Nas redes sociais, os milicianos virtuais fizeram o que sabem fazer melhor: mentiram, distorceram, difamaram, caluniaram. A segunda morte de Marielle, a tentativa de assassiná-la, por assim dizer, simbolicamente, foi principalmente um empreendimento movido pelo ódio ao outro, sintetizado na figura de uma mulher negra, lésbica, nascida e criada na periferia, militante de esquerda e dos direitos humanos.
O duplo preconceito é reforçado na afirmação, reproduzida inúmeras vezes, de que Marielle “defendia bandidos” por conta de sua militância nas comunidades periféricas. Não há retórica que disfarce o óbvio: para os seus executores virtuais, todo morador de favela é um criminoso, principalmente se negro, e estar ao lado deles na defesa de seus direitos mais básicos – como o direito à vida – é entrincheirar-se ao lado de bandidos.
Marielle Franco respondeu aos que fomentam o ódio, o preconceito de classe e o racismo quatro anos antes de ser assassinada. Em sua dissertação de mestrado em Administração Pública, “UPP – a redução da favela a três letras”, defendida na Universidade Federal Fluminense em 2014, cuja passagem serve de epígrafe a esse texto, ela identifica na implantação das UPPs, fruto da parceria dos governos petistas com os governadores Sérgio Cabral e Pezão, a continuidade do que estudiosos do tema chamam de “Estado penal”.
Os resultados nefastos desse modelo de segurança pública, que traduz exemplarmente a relação do Estado com as populações subalternizadas, não vitimiza apenas civis.

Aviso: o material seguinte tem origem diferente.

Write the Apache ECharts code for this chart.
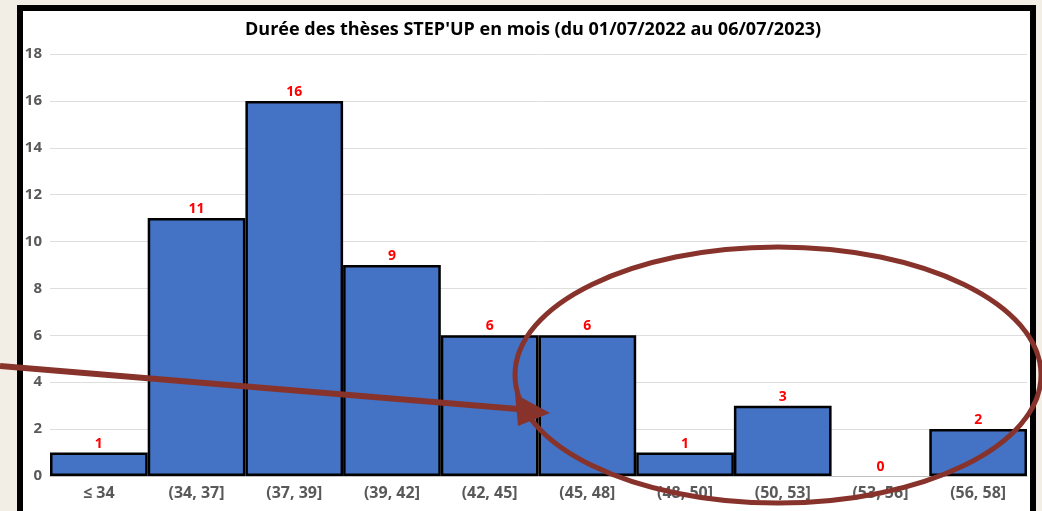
<!DOCTYPE html>
<html>
<head>
<meta charset="utf-8">
<script src="https://cdn.jsdelivr.net/npm/echarts@6/dist/echarts.min.js"></script>
<style>
	html, body { margin: 0; padding: 0; background: #f3eee5; }
	#frame { position: absolute; left: 17px; top: 5px; width: 1007px; height: 520px; border: 6px solid #000; background: #fff; }
	#chart { position: absolute; left: 0; top: 0; width: 1042px; height: 511px; }
</style>
</head>
<body>
<div id="frame"></div>
<div id="chart"></div>
<script>
	// Durée des thèses (mois), effectifs par classe
	let categories = ['≤ 34', '(34, 37]', '(37, 39]', '(39, 42]', '(42, 45]', '(45, 48]', '(48, 50]', '(50, 53]', '(53, 56]', '(56, 58]'];
	let counts = [1, 11, 16, 9, 6, 6, 1, 3, 0, 2];
	let yTicks = [0, 2, 4, 6, 8, 10, 12, 14, 16, 18];

	let annotColor = '#87332b';
	let chart = echarts.init(document.getElementById('chart'));

	// empty classes get no outline
	let barData = counts.map(function(v) {
		return { value: v, itemStyle: { borderWidth: v === 0 ? 0 : 2.5 } };
	});

	chart.setOption({
		backgroundColor: 'transparent',
		animation: false,
		title: {
			text: "Durée des thèses STEP'UP en mois (du 01/07/2022 au 06/07/2023)",
			left: 240,
			top: 16,
			textStyle: { fontFamily: 'Open Sans', fontWeight: 'bold', fontSize: 18, color: '#000' }
		},
		grid: { left: 50, right: 15, top: 54, bottom: 35 },
		xAxis: {
			type: 'category',
			data: categories,
			axisTick: { show: false },
			axisLine: { lineStyle: { color: '#bfbfbf', width: 1 } },
			axisLabel: { color: '#595959', fontFamily: 'Open Sans', fontWeight: 'bold', fontSize: 16, margin: 9 }
		},
		yAxis: {
			type: 'value',
			min: yTicks[0],
			max: yTicks[yTicks.length - 1],
			interval: 2,
			axisLine: { show: false },
			axisTick: { show: false },
			splitLine: { lineStyle: { color: '#dedede', width: 1 } },
			axisLabel: { color: '#595959', fontFamily: 'Open Sans', fontWeight: 'bold', fontSize: 15, margin: 8 }
		},
		series: [{
			type: 'bar',
			data: barData,
			barCategoryGap: '0%',
			itemStyle: { color: '#4472c4', borderColor: '#000', borderWidth: 2.5 },
			label: {
				show: true,
				position: 'top',
				distance: 2,
				color: '#ff0000',
				fontFamily: 'Open Sans',
				fontWeight: 'bold',
				fontSize: 14
			}
		}],
		graphic: [
			{
				type: 'ellipse',
				z: 100,
				shape: { cx: 778, cy: 375, rx: 263, ry: 128 },
				style: { fill: 'none', stroke: annotColor, lineWidth: 5 }
			},
			{
				type: 'line',
				z: 100,
				shape: { x1: 0, y1: 366, x2: 530, y2: 410 },
				style: { stroke: annotColor, lineWidth: 6 }
			},
			{
				type: 'polygon',
				z: 100,
				shape: { points: [[550, 413], [515, 394], [518, 426]] },
				style: { fill: annotColor }
			}
		]
	});
</script>
</body>
</html>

Na dissertação, mas também em intervenções públicas, Marielle pontuava que a violência atingia igualmente policiais, e lembrava que o efetivo militar que atuava nos morros era composto, em sua maioria, por homens negros e pobres.
De um modo ou de outro, as vítimas preferenciais do “Estado penal” brasileiro têm a mesma cor de pele, a mesma etnia e as mesmas origens sociais e geográficas, daí a necessidade de organizar, nas palavras de um amigo muito caro, “as rebeldias de pessoas exploradas e oprimidas”, tarefa a qual ela se dedicou com afinco.

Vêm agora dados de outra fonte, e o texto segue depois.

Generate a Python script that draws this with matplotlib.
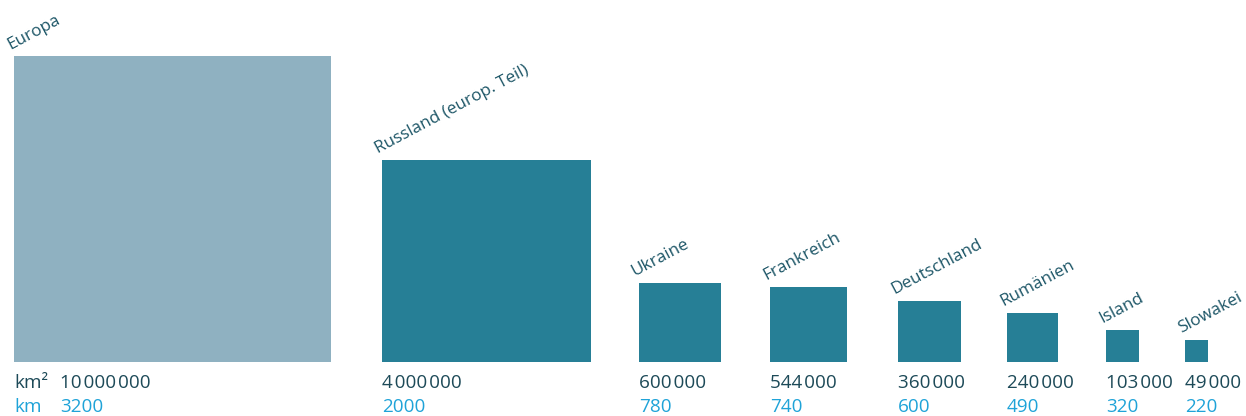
import matplotlib
matplotlib.use("Agg")
import matplotlib.pyplot as plt
from matplotlib.patches import Rectangle

# ---- data ----
countries = ["Europa", "Russland (europ. Teil)", "Ukraine", "Frankreich",
             "Deutschland", "Rumänien", "Island", "Slowakei"]
area_km2 = [10000000, 4000000, 600000, 544000, 360000, 240000, 103000, 49000]
side_km = [3200, 2000, 780, 740, 600, 490, 320, 220]

# ---- layout ----
W, H = 1246, 416
lefts = [14, 382, 639, 770, 898, 1007, 1106, 1185]   # px
base_y = 362                                          # px, bottom of squares
sx, sy = 0.1045, 0.101                                # px per km
max_w, max_h = 317, 306                               # cap for the Europa square

col_eu = "#8fb1c1"
col_c = "#267f96"
col_label = "#1d5667"
col_num = "#1d4a58"
col_km = "#1fa3d8"
fams = ["Open Sans", "DejaVu Sans"]

def fmt(n):
    return f"{n:,}".replace(",", "\u200a")

fig = plt.figure(figsize=(W / 100, H / 100), dpi=100)
ax = fig.add_axes([0, 0, 1, 1])
ax.set_xlim(0, W)
ax.set_ylim(H, 0)
ax.axis("off")

for i, (name, a, s) in enumerate(zip(countries, area_km2, side_km)):
    w = min(s * sx, max_w)
    h = min(s * sy, max_h)
    x0 = lefts[i]
    ax.add_patch(Rectangle((x0, base_y - h), w, h,
                           facecolor=col_eu if i == 0 else col_c, edgecolor="none"))
    ax.text(x0 - 4, base_y - h - 7, name, rotation=28, rotation_mode="anchor",
            ha="left", va="baseline", fontsize=12.3, color=col_label, family=fams)
    nx = x0 + (46 if i == 0 else 0)
    ax.text(nx, 388, fmt(a), ha="left", va="baseline", fontsize=13.6,
            color=col_num, family=fams)
    ax.text(nx, 412, str(s), ha="left", va="baseline", fontsize=13.6,
            color=col_km, family=fams)

ax.text(14, 388, "km²", ha="left", va="baseline", fontsize=13.6, color=col_num, family=fams)
ax.text(14, 412, "km", ha="left", va="baseline", fontsize=13.6, color=col_km, family=fams)

fig.savefig("out.png", dpi=100)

Sim, Marielle Franco foi assassinada por ser mulher, negra, lésbica, nascida e criada na periferia e militante de esquerda e dos direitos humanos; e pelos mesmos motivos, milícias virtuais a executaram nas redes. Mas suas mortes foram impulsionadas também pelo que temiam, nela, seus muitos executores: a irrupção do novo, a militância em defesa da dignidade e da vida, e contra as muitas formas de violência que, desde o Estado, precarizam principalmente os corpos de homens e mulheres pobres e negros. Nossa melhor resposta, talvez a única possível, para honrar sua memória, é não esmorecer frente à barbárie.